Runs using the manual VACUUM or incremental auto_vacuum methods finished the experiment. On the other runs, smallfile reported not enough of its requests were processed. This resulted in an abrupt end to the experiments. We include the space used by the databases in the off run to show manual and incremental did indeed reclaim space on the cold bricks. When removing a file, Gluster removes an entry from the database and creates a new one. The time shows us that manual is still slowest with an additional 140 seconds over the incremental auto_vacuum run.

Compaction	Brick 1	Brick 2	Brick 3	Brick 4
off *	58.298	58.298	20.238	20.238
manual	56.881	56.881	14.823	14.823
incremental	56.271	56.693	18.227	18.199

Table 5: MBs of space used when creating and renaming 100000 files with compaction active.

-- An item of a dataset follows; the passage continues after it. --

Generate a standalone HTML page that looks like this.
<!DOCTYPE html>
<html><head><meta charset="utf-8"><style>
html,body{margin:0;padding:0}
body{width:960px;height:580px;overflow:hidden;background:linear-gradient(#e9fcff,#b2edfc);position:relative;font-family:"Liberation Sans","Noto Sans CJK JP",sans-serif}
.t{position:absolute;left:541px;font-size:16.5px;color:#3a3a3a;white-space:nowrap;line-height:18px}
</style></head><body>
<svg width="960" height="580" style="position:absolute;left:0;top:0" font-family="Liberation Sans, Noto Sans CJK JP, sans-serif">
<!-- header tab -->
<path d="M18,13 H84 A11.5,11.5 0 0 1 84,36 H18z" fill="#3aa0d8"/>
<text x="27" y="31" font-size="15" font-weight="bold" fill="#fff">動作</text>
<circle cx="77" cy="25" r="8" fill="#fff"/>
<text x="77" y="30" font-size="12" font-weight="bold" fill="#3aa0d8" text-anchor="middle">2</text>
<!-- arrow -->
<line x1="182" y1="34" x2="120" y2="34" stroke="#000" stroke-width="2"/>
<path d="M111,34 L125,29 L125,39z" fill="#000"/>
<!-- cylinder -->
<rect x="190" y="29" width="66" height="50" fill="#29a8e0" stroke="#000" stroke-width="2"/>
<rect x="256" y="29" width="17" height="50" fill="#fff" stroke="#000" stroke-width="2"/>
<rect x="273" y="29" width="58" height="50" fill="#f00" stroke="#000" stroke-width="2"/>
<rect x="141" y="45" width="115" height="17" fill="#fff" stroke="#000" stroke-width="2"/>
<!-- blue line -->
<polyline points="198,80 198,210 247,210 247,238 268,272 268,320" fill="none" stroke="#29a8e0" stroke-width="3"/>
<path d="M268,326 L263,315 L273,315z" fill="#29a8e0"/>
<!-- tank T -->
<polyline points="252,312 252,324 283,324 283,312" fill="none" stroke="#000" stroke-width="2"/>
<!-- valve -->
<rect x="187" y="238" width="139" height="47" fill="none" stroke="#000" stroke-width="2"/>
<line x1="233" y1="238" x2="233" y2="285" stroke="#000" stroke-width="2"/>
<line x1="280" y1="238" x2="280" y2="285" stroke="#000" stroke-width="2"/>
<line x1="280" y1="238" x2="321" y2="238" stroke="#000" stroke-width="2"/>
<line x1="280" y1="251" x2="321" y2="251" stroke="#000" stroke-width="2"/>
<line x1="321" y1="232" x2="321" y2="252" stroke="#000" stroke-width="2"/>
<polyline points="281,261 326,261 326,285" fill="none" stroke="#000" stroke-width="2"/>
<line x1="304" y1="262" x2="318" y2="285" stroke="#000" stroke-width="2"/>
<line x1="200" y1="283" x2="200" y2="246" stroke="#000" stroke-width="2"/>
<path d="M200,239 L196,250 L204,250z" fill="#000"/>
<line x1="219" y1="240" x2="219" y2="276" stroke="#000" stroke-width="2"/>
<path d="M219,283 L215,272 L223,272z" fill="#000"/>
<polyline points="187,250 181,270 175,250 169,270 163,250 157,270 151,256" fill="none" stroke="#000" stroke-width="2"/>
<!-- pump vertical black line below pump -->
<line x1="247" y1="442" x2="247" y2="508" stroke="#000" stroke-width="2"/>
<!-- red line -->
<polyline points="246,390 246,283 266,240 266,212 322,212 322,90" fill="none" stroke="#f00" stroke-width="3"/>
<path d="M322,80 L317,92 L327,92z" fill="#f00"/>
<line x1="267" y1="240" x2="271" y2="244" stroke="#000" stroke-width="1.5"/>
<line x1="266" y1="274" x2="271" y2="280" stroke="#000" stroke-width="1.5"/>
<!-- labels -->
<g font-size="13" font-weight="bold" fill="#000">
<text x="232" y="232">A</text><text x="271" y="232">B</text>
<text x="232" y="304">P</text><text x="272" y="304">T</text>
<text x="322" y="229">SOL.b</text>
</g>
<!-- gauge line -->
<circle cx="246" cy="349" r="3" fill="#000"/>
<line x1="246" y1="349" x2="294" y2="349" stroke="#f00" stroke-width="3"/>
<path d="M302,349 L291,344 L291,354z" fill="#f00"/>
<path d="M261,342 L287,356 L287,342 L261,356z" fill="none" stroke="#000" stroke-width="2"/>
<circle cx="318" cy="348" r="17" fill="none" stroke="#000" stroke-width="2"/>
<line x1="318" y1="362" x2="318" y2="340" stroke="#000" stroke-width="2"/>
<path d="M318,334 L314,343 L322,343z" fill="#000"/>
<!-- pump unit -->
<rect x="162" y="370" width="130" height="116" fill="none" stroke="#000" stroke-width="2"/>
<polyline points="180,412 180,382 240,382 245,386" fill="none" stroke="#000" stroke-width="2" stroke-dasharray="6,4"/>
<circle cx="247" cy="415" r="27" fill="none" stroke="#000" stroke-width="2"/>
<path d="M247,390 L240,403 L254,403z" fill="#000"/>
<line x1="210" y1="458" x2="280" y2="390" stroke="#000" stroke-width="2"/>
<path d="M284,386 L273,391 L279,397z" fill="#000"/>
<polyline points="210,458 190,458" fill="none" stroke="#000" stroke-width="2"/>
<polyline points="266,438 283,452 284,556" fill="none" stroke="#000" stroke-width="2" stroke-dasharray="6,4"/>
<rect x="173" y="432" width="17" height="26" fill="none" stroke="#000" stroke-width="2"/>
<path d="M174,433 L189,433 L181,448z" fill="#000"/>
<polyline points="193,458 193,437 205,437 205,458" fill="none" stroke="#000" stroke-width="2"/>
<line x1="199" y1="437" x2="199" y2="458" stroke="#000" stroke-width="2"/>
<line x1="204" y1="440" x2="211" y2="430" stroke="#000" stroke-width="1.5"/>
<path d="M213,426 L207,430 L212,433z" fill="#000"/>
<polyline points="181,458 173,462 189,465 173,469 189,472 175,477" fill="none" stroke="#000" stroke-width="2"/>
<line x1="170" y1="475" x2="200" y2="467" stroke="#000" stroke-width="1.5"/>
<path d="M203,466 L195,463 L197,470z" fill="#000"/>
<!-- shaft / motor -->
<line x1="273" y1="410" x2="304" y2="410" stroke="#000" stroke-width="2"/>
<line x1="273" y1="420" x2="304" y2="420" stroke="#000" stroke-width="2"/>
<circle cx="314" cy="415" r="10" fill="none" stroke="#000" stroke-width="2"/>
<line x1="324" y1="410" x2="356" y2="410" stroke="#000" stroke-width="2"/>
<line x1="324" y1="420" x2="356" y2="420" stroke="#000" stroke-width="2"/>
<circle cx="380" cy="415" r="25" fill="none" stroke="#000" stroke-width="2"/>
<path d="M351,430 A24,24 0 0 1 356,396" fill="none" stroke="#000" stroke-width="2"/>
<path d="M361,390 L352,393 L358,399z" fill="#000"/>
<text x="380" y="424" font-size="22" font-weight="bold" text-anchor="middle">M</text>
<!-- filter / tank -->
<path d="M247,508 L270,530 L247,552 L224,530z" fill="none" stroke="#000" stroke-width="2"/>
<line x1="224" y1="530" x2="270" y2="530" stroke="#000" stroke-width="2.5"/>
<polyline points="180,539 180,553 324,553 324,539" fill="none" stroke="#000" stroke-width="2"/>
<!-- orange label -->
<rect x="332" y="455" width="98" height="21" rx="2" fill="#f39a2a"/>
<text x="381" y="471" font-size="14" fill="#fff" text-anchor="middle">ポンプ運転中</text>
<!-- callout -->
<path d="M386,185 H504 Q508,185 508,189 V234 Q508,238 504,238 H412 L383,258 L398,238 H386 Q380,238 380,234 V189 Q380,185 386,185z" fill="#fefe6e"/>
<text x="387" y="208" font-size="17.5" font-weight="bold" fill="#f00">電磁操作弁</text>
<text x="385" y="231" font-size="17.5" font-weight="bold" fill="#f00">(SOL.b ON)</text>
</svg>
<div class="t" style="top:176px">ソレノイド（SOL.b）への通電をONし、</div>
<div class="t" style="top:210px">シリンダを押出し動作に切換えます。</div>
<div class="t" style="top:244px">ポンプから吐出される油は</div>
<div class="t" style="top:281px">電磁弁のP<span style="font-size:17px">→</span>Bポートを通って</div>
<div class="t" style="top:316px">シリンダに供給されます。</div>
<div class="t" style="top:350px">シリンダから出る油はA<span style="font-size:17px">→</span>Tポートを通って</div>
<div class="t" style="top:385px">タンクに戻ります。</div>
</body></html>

A lower number means less space was used. We marked off since it did not finish the experiment.

Compaction	Time (s)
off *	—
manual	3571.385
incremental	3433.134

Table 6: Time, in seconds, spent creating and renaming 100000 files with compaction active. A lower number means less space was used. We marked off since it did not finish the experiment.

Conclusion

We added options to GlusterFS to enable database compaction. Our results found that if we compact every minute, we get the most space savings after deletions at little extra cost to runtime. However, the experiments use a relatively small number of files. If an admin decides to use Gluster, then they will be using millions of files. Preliminary results with millions of files show us that using compaction this frequently does not scale at all, despite recovering a similar amount of space. Future work must determine what the right frequency is.